EXERCISE INSTRUCTIONS: Repeat the listing word for word. No pictures belong in the copy.

*** PROVIDED DATA ***

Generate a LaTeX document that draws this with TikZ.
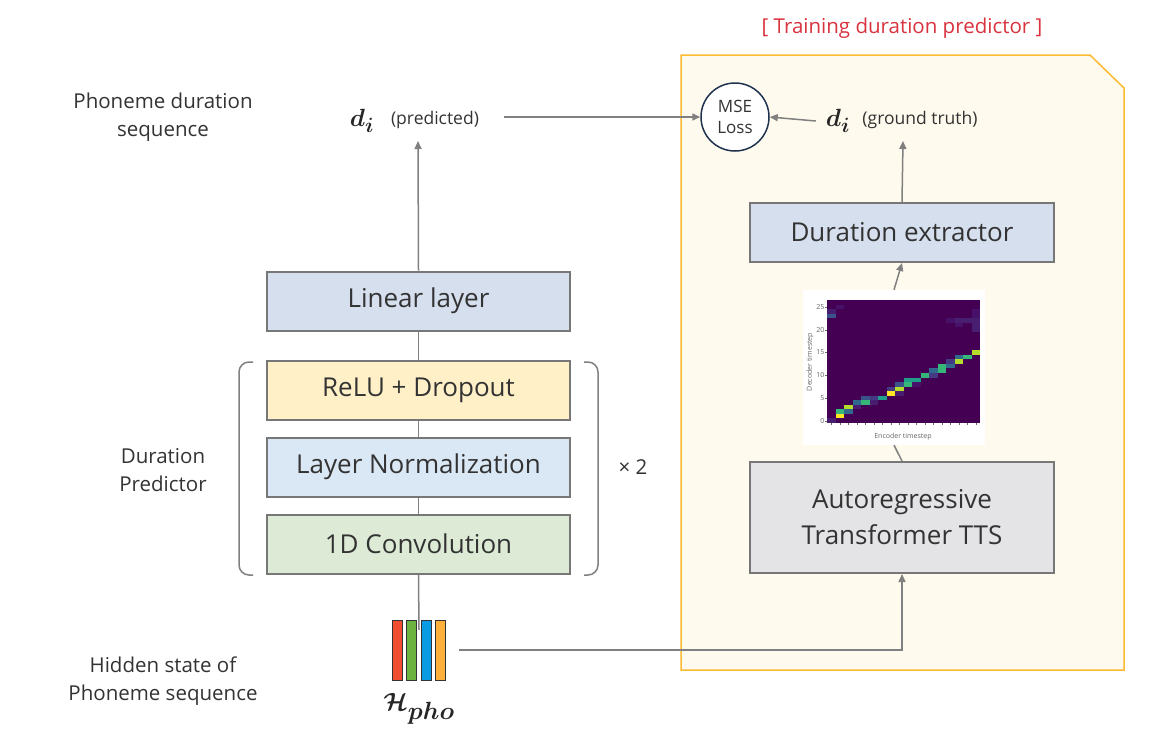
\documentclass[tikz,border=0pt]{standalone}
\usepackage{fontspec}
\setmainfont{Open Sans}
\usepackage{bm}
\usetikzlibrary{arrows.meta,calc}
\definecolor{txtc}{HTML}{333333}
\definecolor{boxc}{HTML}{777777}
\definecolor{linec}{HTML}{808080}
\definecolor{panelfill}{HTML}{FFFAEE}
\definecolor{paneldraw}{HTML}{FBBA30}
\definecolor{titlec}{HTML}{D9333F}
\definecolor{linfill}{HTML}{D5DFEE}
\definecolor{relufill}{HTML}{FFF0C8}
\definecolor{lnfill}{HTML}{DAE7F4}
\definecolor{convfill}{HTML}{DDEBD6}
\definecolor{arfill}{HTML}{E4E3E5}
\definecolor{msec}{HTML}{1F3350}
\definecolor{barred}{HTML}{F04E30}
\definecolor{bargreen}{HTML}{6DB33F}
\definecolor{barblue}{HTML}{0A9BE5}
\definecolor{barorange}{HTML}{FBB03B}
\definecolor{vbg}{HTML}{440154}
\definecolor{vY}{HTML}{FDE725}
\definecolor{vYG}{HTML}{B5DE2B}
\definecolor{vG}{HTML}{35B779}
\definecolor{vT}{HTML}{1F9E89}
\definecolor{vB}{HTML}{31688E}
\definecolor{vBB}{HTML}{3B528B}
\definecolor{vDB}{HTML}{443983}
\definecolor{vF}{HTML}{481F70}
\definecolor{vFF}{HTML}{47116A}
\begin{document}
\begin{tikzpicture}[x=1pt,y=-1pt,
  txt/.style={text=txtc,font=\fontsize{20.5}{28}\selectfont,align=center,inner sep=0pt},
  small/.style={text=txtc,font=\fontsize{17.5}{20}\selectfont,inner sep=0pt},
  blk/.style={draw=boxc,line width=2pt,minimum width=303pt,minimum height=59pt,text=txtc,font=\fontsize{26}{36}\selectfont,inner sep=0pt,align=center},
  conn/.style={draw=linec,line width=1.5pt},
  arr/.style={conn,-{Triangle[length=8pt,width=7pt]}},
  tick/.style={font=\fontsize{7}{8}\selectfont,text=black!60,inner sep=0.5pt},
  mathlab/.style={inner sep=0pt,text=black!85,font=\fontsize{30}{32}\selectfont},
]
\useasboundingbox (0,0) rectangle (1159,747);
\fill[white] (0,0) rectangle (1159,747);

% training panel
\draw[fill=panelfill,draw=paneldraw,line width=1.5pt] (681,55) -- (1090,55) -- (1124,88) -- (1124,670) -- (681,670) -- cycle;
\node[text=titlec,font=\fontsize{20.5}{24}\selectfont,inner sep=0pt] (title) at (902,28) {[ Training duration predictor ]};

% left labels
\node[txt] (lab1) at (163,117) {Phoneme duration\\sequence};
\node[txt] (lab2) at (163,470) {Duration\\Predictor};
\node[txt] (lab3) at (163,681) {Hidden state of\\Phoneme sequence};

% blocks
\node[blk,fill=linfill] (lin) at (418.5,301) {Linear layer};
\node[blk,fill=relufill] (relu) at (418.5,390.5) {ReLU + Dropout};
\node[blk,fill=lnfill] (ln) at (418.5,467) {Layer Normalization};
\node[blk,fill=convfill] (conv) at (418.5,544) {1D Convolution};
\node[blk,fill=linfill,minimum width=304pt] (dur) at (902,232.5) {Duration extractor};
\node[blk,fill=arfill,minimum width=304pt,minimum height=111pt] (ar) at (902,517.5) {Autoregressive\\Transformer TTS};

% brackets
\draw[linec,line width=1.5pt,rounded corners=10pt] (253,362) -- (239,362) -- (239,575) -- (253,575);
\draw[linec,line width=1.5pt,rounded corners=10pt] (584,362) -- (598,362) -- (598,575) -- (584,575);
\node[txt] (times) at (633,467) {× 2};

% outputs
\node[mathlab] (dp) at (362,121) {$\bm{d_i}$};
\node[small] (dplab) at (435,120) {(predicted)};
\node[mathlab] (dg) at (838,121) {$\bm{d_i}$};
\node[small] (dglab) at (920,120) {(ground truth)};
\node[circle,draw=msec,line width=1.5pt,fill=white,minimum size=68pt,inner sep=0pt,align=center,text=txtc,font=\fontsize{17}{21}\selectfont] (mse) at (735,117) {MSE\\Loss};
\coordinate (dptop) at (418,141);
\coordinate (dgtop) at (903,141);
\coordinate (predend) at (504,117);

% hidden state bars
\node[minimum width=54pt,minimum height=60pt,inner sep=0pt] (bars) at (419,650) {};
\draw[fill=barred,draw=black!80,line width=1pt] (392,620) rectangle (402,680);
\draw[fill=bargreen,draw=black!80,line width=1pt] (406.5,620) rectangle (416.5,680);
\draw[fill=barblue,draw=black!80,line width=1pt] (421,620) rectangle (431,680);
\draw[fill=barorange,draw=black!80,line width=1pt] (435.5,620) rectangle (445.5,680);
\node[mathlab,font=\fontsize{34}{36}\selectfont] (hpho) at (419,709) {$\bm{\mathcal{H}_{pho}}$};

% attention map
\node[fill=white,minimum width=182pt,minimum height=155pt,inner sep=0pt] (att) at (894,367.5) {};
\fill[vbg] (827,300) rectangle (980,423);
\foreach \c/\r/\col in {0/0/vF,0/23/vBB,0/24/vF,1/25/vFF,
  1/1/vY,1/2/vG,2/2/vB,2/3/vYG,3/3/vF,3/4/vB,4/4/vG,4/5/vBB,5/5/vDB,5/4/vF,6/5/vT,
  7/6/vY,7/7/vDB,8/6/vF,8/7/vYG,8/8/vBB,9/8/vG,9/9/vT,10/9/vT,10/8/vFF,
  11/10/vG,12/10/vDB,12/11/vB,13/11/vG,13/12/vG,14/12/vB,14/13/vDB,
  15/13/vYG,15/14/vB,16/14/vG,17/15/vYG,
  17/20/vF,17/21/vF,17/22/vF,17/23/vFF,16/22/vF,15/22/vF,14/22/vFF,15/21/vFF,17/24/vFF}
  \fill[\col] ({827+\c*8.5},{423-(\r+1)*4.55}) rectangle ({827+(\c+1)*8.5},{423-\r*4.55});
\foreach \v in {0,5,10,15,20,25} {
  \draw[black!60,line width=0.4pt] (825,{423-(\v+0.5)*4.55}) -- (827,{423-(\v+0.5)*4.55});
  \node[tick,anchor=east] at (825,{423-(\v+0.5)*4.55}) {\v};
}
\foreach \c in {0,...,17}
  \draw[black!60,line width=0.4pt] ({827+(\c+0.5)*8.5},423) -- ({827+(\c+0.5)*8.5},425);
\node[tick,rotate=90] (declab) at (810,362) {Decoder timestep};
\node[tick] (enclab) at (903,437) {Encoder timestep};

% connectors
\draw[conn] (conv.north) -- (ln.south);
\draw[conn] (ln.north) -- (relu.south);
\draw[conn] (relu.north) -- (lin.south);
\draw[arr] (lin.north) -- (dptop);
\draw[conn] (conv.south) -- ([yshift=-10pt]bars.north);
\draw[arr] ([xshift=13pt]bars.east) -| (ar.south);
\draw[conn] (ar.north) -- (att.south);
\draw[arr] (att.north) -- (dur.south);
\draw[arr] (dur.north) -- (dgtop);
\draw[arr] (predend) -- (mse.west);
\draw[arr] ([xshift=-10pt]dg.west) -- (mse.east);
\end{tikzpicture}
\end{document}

***

SOLUTION FOR THIS PROBLEM:
Generate a LaTeX document that draws this with TikZ.
\documentclass[tikz,border=0pt]{standalone}
\usepackage{fontspec}
\setmainfont{Open Sans}
\usepackage{bm}
\usetikzlibrary{arrows.meta,calc}
\definecolor{txtc}{HTML}{333333}
\definecolor{boxc}{HTML}{777777}
\definecolor{linec}{HTML}{808080}
\definecolor{panelfill}{HTML}{FFFAEE}
\definecolor{paneldraw}{HTML}{FBBA30}
\definecolor{titlec}{HTML}{D9333F}
\definecolor{linfill}{HTML}{D5DFEE}
\definecolor{relufill}{HTML}{FFF0C8}
\definecolor{lnfill}{HTML}{DAE7F4}
\definecolor{convfill}{HTML}{DDEBD6}
\definecolor{arfill}{HTML}{E4E3E5}
\definecolor{msec}{HTML}{1F3350}
\definecolor{barred}{HTML}{F04E30}
\definecolor{bargreen}{HTML}{6DB33F}
\definecolor{barblue}{HTML}{0A9BE5}
\definecolor{barorange}{HTML}{FBB03B}
\definecolor{vbg}{HTML}{440154}
\definecolor{vY}{HTML}{FDE725}
\definecolor{vYG}{HTML}{B5DE2B}
\definecolor{vG}{HTML}{35B779}
\definecolor{vT}{HTML}{1F9E89}
\definecolor{vB}{HTML}{31688E}
\definecolor{vBB}{HTML}{3B528B}
\definecolor{vDB}{HTML}{443983}
\definecolor{vF}{HTML}{481F70}
\definecolor{vFF}{HTML}{47116A}
\begin{document}
\begin{tikzpicture}[x=1pt,y=-1pt,
  txt/.style={text=txtc,font=\fontsize{20.5}{28}\selectfont,align=center,inner sep=0pt},
  small/.style={text=txtc,font=\fontsize{17.5}{20}\selectfont,inner sep=0pt},
  blk/.style={draw=boxc,line width=2pt,minimum width=303pt,minimum height=59pt,text=txtc,font=\fontsize{26}{36}\selectfont,inner sep=0pt,align=center},
  conn/.style={draw=linec,line width=1.5pt},
  arr/.style={conn,-{Triangle[length=8pt,width=7pt]}},
  tick/.style={font=\fontsize{7}{8}\selectfont,text=black!60,inner sep=0.5pt},
  mathlab/.style={inner sep=0pt,text=black!85,font=\fontsize{30}{32}\selectfont},
]
\useasboundingbox (0,0) rectangle (1159,747);
\fill[white] (0,0) rectangle (1159,747);

% training panel
\draw[fill=panelfill,draw=paneldraw,line width=1.5pt] (681,55) -- (1090,55) -- (1124,88) -- (1124,670) -- (681,670) -- cycle;
\node[text=titlec,font=\fontsize{20.5}{24}\selectfont,inner sep=0pt] (title) at (902,28) {[ Training duration predictor ]};

% left labels
\node[txt] (lab1) at (163,117) {Phoneme duration\\sequence};
\node[txt] (lab2) at (163,470) {Duration\\Predictor};
\node[txt] (lab3) at (163,681) {Hidden state of\\Phoneme sequence};

% blocks
\node[blk,fill=linfill] (lin) at (418.5,301) {Linear layer};
\node[blk,fill=relufill] (relu) at (418.5,390.5) {ReLU + Dropout};
\node[blk,fill=lnfill] (ln) at (418.5,467) {Layer Normalization};
\node[blk,fill=convfill] (conv) at (418.5,544) {1D Convolution};
\node[blk,fill=linfill,minimum width=304pt] (dur) at (902,232.5) {Duration extractor};
\node[blk,fill=arfill,minimum width=304pt,minimum height=111pt] (ar) at (902,517.5) {Autoregressive\\Transformer TTS};

% brackets
\draw[linec,line width=1.5pt,rounded corners=10pt] (253,362) -- (239,362) -- (239,575) -- (253,575);
\draw[linec,line width=1.5pt,rounded corners=10pt] (584,362) -- (598,362) -- (598,575) -- (584,575);
\node[txt] (times) at (633,467) {× 2};

% outputs
\node[mathlab] (dp) at (362,121) {$\bm{d_i}$};
\node[small] (dplab) at (435,120) {(predicted)};
\node[mathlab] (dg) at (838,121) {$\bm{d_i}$};
\node[small] (dglab) at (920,120) {(ground truth)};
\node[circle,draw=msec,line width=1.5pt,fill=white,minimum size=68pt,inner sep=0pt,align=center,text=txtc,font=\fontsize{17}{21}\selectfont] (mse) at (735,117) {MSE\\Loss};
\coordinate (dptop) at (418,141);
\coordinate (dgtop) at (903,141);
\coordinate (predend) at (504,117);

% hidden state bars
\node[minimum width=54pt,minimum height=60pt,inner sep=0pt] (bars) at (419,650) {};
\draw[fill=barred,draw=black!80,line width=1pt] (392,620) rectangle (402,680);
\draw[fill=bargreen,draw=black!80,line width=1pt] (406.5,620) rectangle (416.5,680);
\draw[fill=barblue,draw=black!80,line width=1pt] (421,620) rectangle (431,680);
\draw[fill=barorange,draw=black!80,line width=1pt] (435.5,620) rectangle (445.5,680);
\node[mathlab,font=\fontsize{34}{36}\selectfont] (hpho) at (419,709) {$\bm{\mathcal{H}_{pho}}$};

% attention map
\node[fill=white,minimum width=182pt,minimum height=155pt,inner sep=0pt] (att) at (894,367.5) {};
\fill[vbg] (827,300) rectangle (980,423);
\foreach \c/\r/\col in {0/0/vF,0/23/vBB,0/24/vF,1/25/vFF,
  1/1/vY,1/2/vG,2/2/vB,2/3/vYG,3/3/vF,3/4/vB,4/4/vG,4/5/vBB,5/5/vDB,5/4/vF,6/5/vT,
  7/6/vY,7/7/vDB,8/6/vF,8/7/vYG,8/8/vBB,9/8/vG,9/9/vT,10/9/vT,10/8/vFF,
  11/10/vG,12/10/vDB,12/11/vB,13/11/vG,13/12/vG,14/12/vB,14/13/vDB,
  15/13/vYG,15/14/vB,16/14/vG,17/15/vYG,
  17/20/vF,17/21/vF,17/22/vF,17/23/vFF,16/22/vF,15/22/vF,14/22/vFF,15/21/vFF,17/24/vFF}
  \fill[\col] ({827+\c*8.5},{423-(\r+1)*4.55}) rectangle ({827+(\c+1)*8.5},{423-\r*4.55});
\foreach \v in {0,5,10,15,20,25} {
  \draw[black!60,line width=0.4pt] (825,{423-(\v+0.5)*4.55}) -- (827,{423-(\v+0.5)*4.55});
  \node[tick,anchor=east] at (825,{423-(\v+0.5)*4.55}) {\v};
}
\foreach \c in {0,...,17}
  \draw[black!60,line width=0.4pt] ({827+(\c+0.5)*8.5},423) -- ({827+(\c+0.5)*8.5},425);
\node[tick,rotate=90] (declab) at (810,362) {Decoder timestep};
\node[tick] (enclab) at (903,437) {Encoder timestep};

% connectors
\draw[conn] (conv.north) -- (ln.south);
\draw[conn] (ln.north) -- (relu.south);
\draw[conn] (relu.north) -- (lin.south);
\draw[arr] (lin.north) -- (dptop);
\draw[conn] (conv.south) -- ([yshift=-10pt]bars.north);
\draw[arr] ([xshift=13pt]bars.east) -| (ar.south);
\draw[conn] (ar.north) -- (att.south);
\draw[arr] (att.north) -- (dur.south);
\draw[arr] (dur.north) -- (dgtop);
\draw[arr] (predend) -- (mse.west);
\draw[arr] ([xshift=-10pt]dg.west) -- (mse.east);
\end{tikzpicture}
\end{document}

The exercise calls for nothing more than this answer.